L'analyse délivrée à vos rapporteurs par Guillemette Favreau, secrétaire fédérale à la Fédération Interco-CFDT, est révélatrice : « S'agissant du sens des réformes qui se sont empilées, la seule aune qui a été valorisée a été celle des restrictions budgétaires. Cela explique probablement pourquoi les suppressions annuelles d'effectifs ont été la seule traduction visible de ces réformes pour les agents. L'objectif de la Modernisation de l'action publique (MAP) devait être de changer le curseur. Il s'agissait d'une nouvelle démarche, censée rompre avec la seule restriction budgétaire. Or ce sont les mêmes experts que nous avons face à nous. La démarche est rigoureusement la même, excepté qu'elle s'entoure de précautions de langage, rappelant l'attachement au dialogue social. »
Dans le même esprit, Didier Lassauzay, conseiller confédéral à la CGT, a indiqué que « la réforme [a] notamment pour objectif la réduction de la dépense publique, avec des conséquences sur les services et les collectivités », et Paul Alfonso, secrétaire général de l'UNSA Intérieur ATS, a précisé : « Nous sommes uniquement dans une logique de réduction d'effectifs, avec des transferts vers les collectivités territoriales, ce qui pénalise de fait le contribuable local. »
Quant à la Fédération générale des fonctionnaires Force Ouvrière, elle a indiqué, dans une réponse écrite adressée à vos rapporteurs, qu'« une fois de plus, seul le prisme budgétaire a compté. »
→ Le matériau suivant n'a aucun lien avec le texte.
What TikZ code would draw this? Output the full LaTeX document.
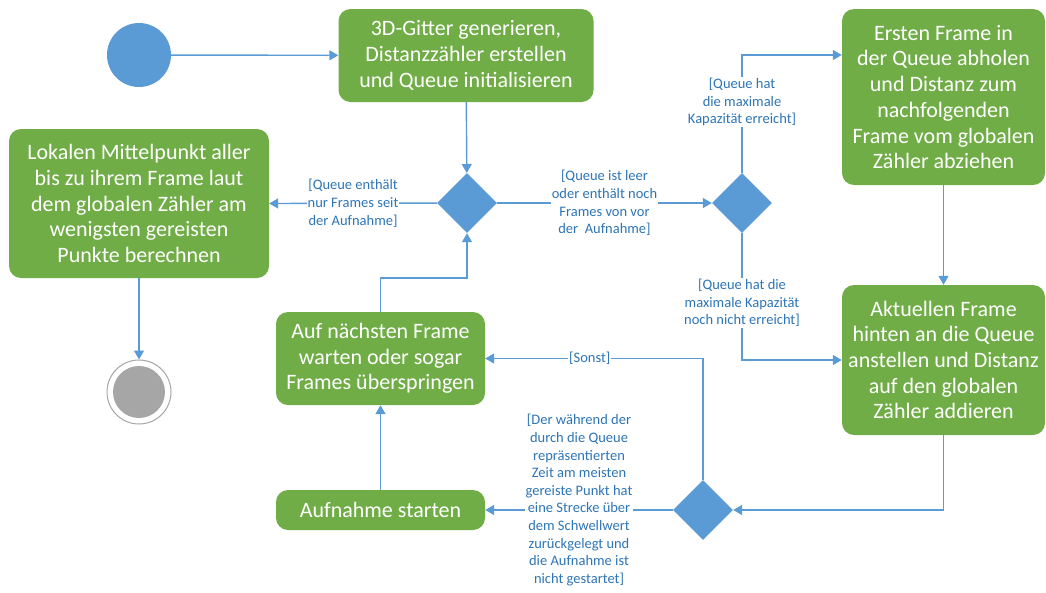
\documentclass[tikz,border=0pt]{standalone}
\usepackage{fontspec}
\setmainfont{Carlito}
\usetikzlibrary{positioning,arrows.meta,shapes.geometric}
\definecolor{actgreen}{RGB}{112,173,71}
\definecolor{flowblue}{RGB}{91,155,213}
\definecolor{guardblue}{RGB}{46,117,182}
\definecolor{endgray}{RGB}{166,166,166}

\tikzset{
  action/.style={rectangle,rounded corners=12pt,fill=actgreen,text=white,
    align=center,inner sep=0pt,font=\fontsize{22}{25.7}\selectfont},
  branch/.style={diamond,fill=flowblue,minimum width=60pt,minimum height=60pt,inner sep=0pt},
  flow/.style={flowblue,line width=1.4pt,-{Triangle[length=9pt,width=10pt]}},
  guard/.style={fill=white,text=guardblue,align=center,inner sep=1pt,
    font=\fontsize{14.5}{17.6}\selectfont},
}

\begin{document}
\begin{tikzpicture}[x=1pt,y=-1pt]
\useasboundingbox (0,0) rectangle (1046,592);

% Start and end
\node[circle,fill=flowblue,minimum size=64pt,inner sep=0pt] (start) at (139,55) {};
\node[circle,draw=endgray,line width=1pt,minimum size=64pt,inner sep=0pt] (ende) at (139,392) {};
\node[circle,fill=endgray,minimum size=52pt,inner sep=0pt] at (ende) {};

% Actions
\node[action,minimum width=255pt,minimum height=93pt] (init) at (466,55.5)
  {3D-Gitter generieren,\\Distanzzähler erstellen\\und Queue initialisieren};
\node[action,minimum width=260pt,minimum height=149pt] (mitte) at (139,203.5)
  {Lokalen Mittelpunkt aller\\bis zu ihrem Frame laut\\dem globalen Zähler am\\wenigsten gereisten\\Punkte berechnen};
\node[action,minimum width=203pt,minimum height=176pt] (erster) at (943.5,97)
  {Ersten Frame in\\der Queue abholen\\und Distanz zum\\nachfolgenden\\Frame vom globalen\\Zähler abziehen};
\node[action,minimum width=203pt,minimum height=150pt] (anhang) at (943.5,360)
  {Aktuellen Frame\\hinten an die Queue\\anstellen und Distanz\\auf den globalen\\Zähler addieren};
\node[action,minimum width=209pt,minimum height=93pt] (warten) at (380.5,358.5)
  {Auf nächsten Frame\\warten oder sogar\\Frames überspringen};
\node[action,minimum width=209pt,minimum height=40pt] (aufnahme) at (380.5,510)
  {Aufnahme starten};

% Decisions
\node[branch] (d1) at (467,203) {};
\node[branch] (d2) at (742,203) {};
\node[branch] (d3) at (703,510) {};

% Connectors
\draw[flow] (start) -- (init);
\draw[flow] (init) -- (d1);
\draw[flow] (d1) -- (mitte.east) node[guard,midway] {[Queue enthält\\nur Frames seit\\der Aufnahme]};
\draw[flow] (d1) -- (d2) node[guard,midway] {[Queue ist leer\\oder enthält noch\\Frames von vor\\der\ \ Aufnahme]};
\draw[flow] (d2.north) |- (erster.west |- start) node[guard,pos=0.3] {[Queue hat\\die maximale\\Kapazität erreicht]};
\draw[flow] (d2.south) |- (anhang.west) node[guard,pos=0.275] {[Queue hat die\\maximale Kapazität\\noch nicht erreicht]};
\draw[flow] (erster) -- (anhang);
\draw[flow] (anhang.south) |- (d3.east);
\draw[flow] (d3.north) |- (warten.east) node[guard,pos=0.76] {[Sonst]};
\draw[flow] (d3.west) -- (aufnahme.east) node[guard,midway,yshift=10pt] {[Der während der\\durch die Queue\\repräsentierten\\Zeit am meisten\\gereiste Punkt hat\\eine Strecke über\\dem Schwellwert\\zurückgelegt und\\die Aufnahme ist\\nicht gestartet]};
\draw[flow] (aufnahme) -- (warten);
\draw[flow] (warten.north) -- ++(0,-34) -| (d1.south);
\draw[flow] (mitte) -- (ende);
\end{tikzpicture}
\end{document}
c) Le point de vue des élus locaux consultés
À l'instar des associations d'élus locaux et des syndicats, les élus locaux qui ont participé à la consultation ont délivré un point de vue critique sur les réformes successives des services déconcentrés.
Ainsi, les répondants ont jugé non pertinents la Réate, à hauteur de 58,8%, la réforme des services déconcentrés régionaux, dans 61,1% des cas, et le Plan préfectures nouvelle génération, pour 60,8% d'entre eux. Ils considèrent ces deux premières réformes inefficaces, dans des proportions respectives de 70,3% et 69,6%.
Par ailleurs, 77,7% des répondants indiquent craindre un report de charge administrative ou financière vers leurs communes ou établissements , du fait des réformes en cours des services déconcentrés.